## Exercise aim
Nothing after the line with "const seriesNames = ['Inflow" belongs in the copy; extract the lines below from the top through that line, pictures left out.
[Information supplied start]
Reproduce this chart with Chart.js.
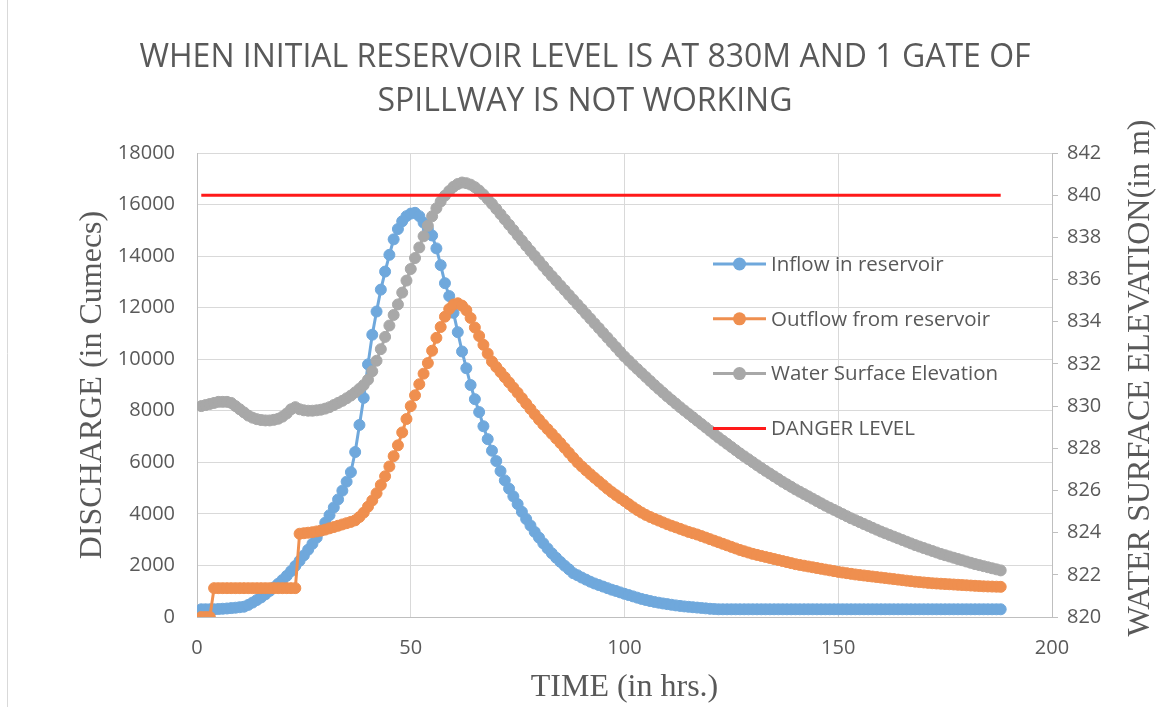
<!DOCTYPE html>
<html>
<head>
<meta charset="utf-8">
<script src="https://cdn.jsdelivr.net/npm/chart.js@4.4.1/dist/chart.umd.min.js"></script>
<style>
html,body{margin:0;padding:0;background:#ffffff;}
#wrap{position:relative;width:1170px;height:707px;overflow:hidden;}
canvas{display:block;}
</style>
</head>
<body>
<div id="wrap"><canvas id="c" width="1170" height="707"></canvas></div>
<script>
// ---------------- DATA ----------------
const titleLines = ['WHEN INITIAL RESERVOIR LEVEL IS AT 830M AND 1 GATE OF', 'SPILLWAY IS NOT WORKING'];
const xAxisTitle = 'TIME (in hrs.)';
const leftAxisTitle = 'DISCHARGE (in Cumecs)';
const rightAxisTitle = 'WATER SURFACE ELEVATION(in m)';
const seriesNames = ['Inflow in reservoir', 'Outflow from reservoir', 'Water Surface Elevation', 'DANGER LEVEL'];

// time in hours, 1..188
const hours = Array.from({length: 188}, (_, i) => i + 1);

// Inflow in reservoir (cumecs), t = 1..188
const inflow = [
  300,300,300,300,310,320,330,345,360,380,
  400,470,560,660,760,880,1010,1150,1290,1440,
  1600,1780,1980,2180,2390,2610,2840,3080,3350,3660,
  3950,4250,4560,4900,5250,5620,6400,7450,8500,9800,
  10950,11850,12700,13400,14050,14650,15050,15350,15550,15650,
  15680,15550,15300,15050,14800,14300,13650,12950,12450,11800,
  11050,10300,9650,9000,8450,7950,7400,6900,6450,6050,
  5660,5300,4980,4680,4380,4080,3800,3550,3300,3080,
  2860,2660,2470,2300,2140,1990,1850,1700,1620,1530,
  1450,1370,1300,1240,1180,1120,1060,1010,955,900,
  850,800,750,700,660,620,585,555,525,500,
  475,450,430,410,395,380,365,350,335,320,
  310,300,300,300,300,300,300,300,300,300,
  300,300,300,300,300,300,300,300,300,300,
  300,300,300,300,300,300,300,300,300,300,
  300,300,300,300,300,300,300,300,300,300,
  300,300,300,300,300,300,300,300,300,300,
  300,300,300,300,300,300,300,300,300,300,
  300,300,300,300,300,300,300,300
];

// Outflow from reservoir (cumecs), t = 1..188
const outflow = [
  0,0,0,1120,1120,1120,1120,1120,1120,1120,
  1120,1120,1120,1120,1120,1120,1120,1120,1120,1120,
  1120,1120,1120,3230,3250,3270,3290,3320,3350,3390,
  3440,3490,3540,3590,3640,3690,3750,3880,4050,4280,
  4520,4800,5120,5460,5840,6240,6660,7160,7680,8180,
  8600,9030,9440,9850,10330,10830,11250,11650,11950,12120,
  12170,12080,11900,11600,11230,10900,10560,10220,9910,9700,
  9500,9300,9100,8900,8700,8490,8280,8070,7860,7660,
  7470,7290,7110,6930,6750,6560,6370,6180,6000,5840,
  5690,5540,5400,5260,5120,4980,4850,4730,4610,4500,
  4380,4260,4150,4050,3960,3880,3810,3740,3670,3600,
  3540,3480,3420,3360,3300,3250,3200,3140,3080,3020,
  2960,2900,2840,2780,2720,2660,2600,2550,2500,2450,
  2410,2370,2330,2290,2250,2210,2170,2130,2090,2050,
  2020,1990,1960,1930,1900,1870,1840,1810,1780,1750,
  1725,1700,1675,1650,1630,1610,1590,1570,1550,1530,
  1510,1490,1470,1450,1430,1410,1390,1370,1355,1340,
  1325,1310,1300,1290,1280,1270,1260,1250,1240,1230,
  1220,1210,1200,1190,1185,1180,1175,1170
];

// Water surface elevation (m), t = 1..188
const elevation = [
  830.00,830.05,830.10,830.15,830.20,830.20,830.20,830.15,830.00,829.85,
  829.70,829.55,829.45,829.38,829.34,829.32,829.32,829.35,829.40,829.50,
  829.65,829.85,829.95,829.85,829.80,829.78,829.78,829.80,829.83,829.88,
  829.95,830.05,830.15,830.25,830.37,830.50,830.65,830.82,831.00,831.25,
  831.65,832.15,832.70,833.28,833.82,834.32,834.82,835.38,835.95,836.50,
  837.02,837.52,838.05,838.55,839.00,839.38,839.70,839.98,840.20,840.40,
  840.53,840.60,840.57,840.50,840.38,840.22,840.03,839.82,839.59,839.35,
  839.10,838.85,838.60,838.35,838.10,837.85,837.60,837.36,837.12,836.88,
  836.64,836.40,836.17,835.95,835.72,835.50,835.27,835.05,834.82,834.60,
  834.37,834.15,833.92,833.70,833.47,833.25,833.02,832.80,832.57,832.35,
  832.15,831.95,831.76,831.57,831.38,831.19,831.00,830.82,830.64,830.46,
  830.29,830.12,829.95,829.79,829.63,829.47,829.31,829.15,828.99,828.83,
  828.67,828.51,828.36,828.21,828.06,827.91,827.76,827.62,827.48,827.34,
  827.20,827.06,826.93,826.80,826.67,826.54,826.41,826.29,826.17,826.05,
  825.94,825.83,825.72,825.61,825.50,825.39,825.28,825.18,825.08,824.98,
  824.88,824.78,824.68,824.59,824.50,824.41,824.32,824.23,824.14,824.05,
  823.97,823.89,823.81,823.73,823.65,823.57,823.49,823.41,823.34,823.27,
  823.20,823.13,823.06,822.99,822.93,822.87,822.81,822.75,822.69,822.63,
  822.57,822.51,822.46,822.41,822.36,822.31,822.26,822.21
];

// Danger level (m)
const dangerHours = [1, 188];
const dangerLevel = [840, 840];

// axis ranges / ticks
const xTicks = [0, 50, 100, 150, 200];
const leftTicks = [0, 2000, 4000, 6000, 8000, 10000, 12000, 14000, 16000, 18000];
const rightTicks = [820, 822, 824, 826, 828, 830, 832, 834, 836, 838, 840, 842];

// ---------------- STYLE ----------------
const C_BLUE = '#6FA8DC';
const C_ORANGE = '#EF8F4F';
const C_GRAY = '#A8A8A8';
const C_RED = '#FF1A1A';
const C_TEXT = '#595959';
const C_GRID = '#D9D9D9';
const C_AXIS = '#BFBFBF';
const SANS = "'Open Sans', 'Liberation Sans', sans-serif";
const SERIF = "'Liberation Serif', 'DejaVu Serif', serif";

const toPts = (xs, ys) => xs.map((x, i) => ({x: x, y: ys[i]}));

const legendPlugin = {
  id: 'customDecor',
  afterDraw(chart) {
    const ctx = chart.ctx;
    ctx.save();
    // outer frame line at left
    ctx.strokeStyle = '#D9D9D9';
    ctx.lineWidth = 1;
    ctx.beginPath(); ctx.moveTo(7.5, 0); ctx.lineTo(7.5, 707); ctx.stroke();

    // legend inside plot
    const items = [
      {name: seriesNames[0], color: C_BLUE, marker: true},
      {name: seriesNames[1], color: C_ORANGE, marker: true},
      {name: seriesNames[2], color: C_GRAY, marker: true},
      {name: seriesNames[3], color: C_RED, marker: false}
    ];
    const lx = 713, lw = 53, ty0 = 264, dy = 54.8;
    ctx.font = '20.5px ' + SANS;
    ctx.textBaseline = 'middle';
    ctx.textAlign = 'left';
    items.forEach((it, i) => {
      const y = ty0 + i * dy;
      ctx.strokeStyle = it.color;
      ctx.lineWidth = 3;
      ctx.beginPath(); ctx.moveTo(lx, y); ctx.lineTo(lx + lw, y); ctx.stroke();
      if (it.marker) {
        ctx.fillStyle = it.color;
        ctx.beginPath(); ctx.arc(lx + lw / 2, y, 6.5, 0, Math.PI * 2); ctx.fill();
      }
      ctx.fillStyle = C_TEXT;
      ctx.fillText(it.name, lx + lw + 5, y + 1);
    });

    // right axis title (reads bottom-to-top)
    const ca = chart.chartArea;
    ctx.save();
    ctx.translate(1141, (ca.top + ca.bottom) / 2 - 7);
    ctx.rotate(-Math.PI / 2);
    ctx.font = '32px ' + SERIF;
    ctx.fillStyle = C_TEXT;
    ctx.textAlign = 'center';
    ctx.textBaseline = 'middle';
    ctx.fillText(rightAxisTitle, 0, 0);
    ctx.restore();
    ctx.restore();
  }
};

const lineDs = (label, pts, color, axis, order, marker) => ({
  label: label,
  data: pts,
  yAxisID: axis,
  borderColor: color,
  backgroundColor: color,
  borderWidth: marker ? 3 : 3,
  pointRadius: marker ? 5.5 : 0,
  pointBorderWidth: 1,
  pointBorderColor: color,
  pointBackgroundColor: color,
  pointHoverRadius: 0,
  tension: 0,
  fill: false,
  order: order
});

new Chart(document.getElementById('c'), {
  type: 'line',
  data: {
    datasets: [
      lineDs(seriesNames[3], toPts(dangerHours, dangerLevel), C_RED, 'y1', 0, false),
      lineDs(seriesNames[2], toPts(hours, elevation), C_GRAY, 'y1', 1, true),
      lineDs(seriesNames[1], toPts(hours, outflow), C_ORANGE, 'y', 2, true),
      lineDs(seriesNames[0], toPts(hours, inflow), C_BLUE, 'y', 3, true)
    ]
  },
  plugins: [legendPlugin],
  options: {
    responsive: false,
    devicePixelRatio: 1,
    animation: false,
    events: [],
    layout: {padding: {left: 0, right: 0, top: 0, bottom: 0}},
    plugins: {
      legend: {display: false},
      tooltip: {enabled: false},
      title: {
        display: true,
        text: titleLines,
        color: C_TEXT,
        font: {family: SANS, size: 32, weight: 'normal', lineHeight: '44px'},
        padding: {top: 36, bottom: 29}
      }
    },
    scales: {
      x: {
        type: 'linear',
        min: 0, max: 200,
        afterBuildTicks: s => { s.ticks = xTicks.map(v => ({value: v})); },
        afterFit: s => { s.height = 90; },
        ticks: {color: C_TEXT, font: {family: SANS, size: 20}, padding: 19, callback: v => String(v), maxRotation: 0},
        grid: {color: C_GRID, lineWidth: 1, drawTicks: false},
        border: {color: C_AXIS, width: 1},
        title: {display: true, text: xAxisTitle, color: C_TEXT, font: {family: SERIF, size: 32, lineHeight: 1.2}, padding: {top: 54, bottom: 0}}
      },
      y: {
        type: 'linear',
        position: 'left',
        min: 0, max: 18000,
        afterBuildTicks: s => { s.ticks = leftTicks.map(v => ({value: v})); },
        afterFit: s => { s.width = 197; },
        ticks: {color: C_TEXT, font: {family: SANS, size: 20}, padding: 22, callback: v => String(v)},
        grid: {color: C_GRID, lineWidth: 1, drawTicks: false},
        border: {color: C_AXIS, width: 1},
        title: {display: true, text: leftAxisTitle, color: C_TEXT, font: {family: SERIF, size: 32, lineHeight: 1.2}, padding: {top: 73, bottom: 0}}
      },
      y1: {
        type: 'linear',
        position: 'right',
        min: 820, max: 842,
        afterBuildTicks: s => { s.ticks = rightTicks.map(v => ({value: v})); },
        afterFit: s => { s.width = 118; },
        ticks: {color: C_TEXT, font: {family: SANS, size: 20}, padding: 9, callback: v => String(v)},
        grid: {drawOnChartArea: false, drawTicks: true, tickLength: 6, color: C_AXIS},
        border: {color: C_AXIS, width: 1},
        title: {display: false}
      }
    }
  }
});
</script>
</body>
</html>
[Information supplied end]
## Reply
Reproduce this chart with Chart.js.
<!DOCTYPE html>
<html>
<head>
<meta charset="utf-8">
<script src="https://cdn.jsdelivr.net/npm/chart.js@4.4.1/dist/chart.umd.min.js"></script>
<style>
html,body{margin:0;padding:0;background:#ffffff;}
#wrap{position:relative;width:1170px;height:707px;overflow:hidden;}
canvas{display:block;}
</style>
</head>
<body>
<div id="wrap"><canvas id="c" width="1170" height="707"></canvas></div>
<script>
// ---------------- DATA ----------------
const titleLines = ['WHEN INITIAL RESERVOIR LEVEL IS AT 830M AND 1 GATE OF', 'SPILLWAY IS NOT WORKING'];
const xAxisTitle = 'TIME (in hrs.)';
const leftAxisTitle = 'DISCHARGE (in Cumecs)';
const rightAxisTitle = 'WATER SURFACE ELEVATION(in m)';
const seriesNames = ['Inflow in reservoir', 'Outflow from reservoir', 'Water Surface Elevation', 'DANGER LEVEL'];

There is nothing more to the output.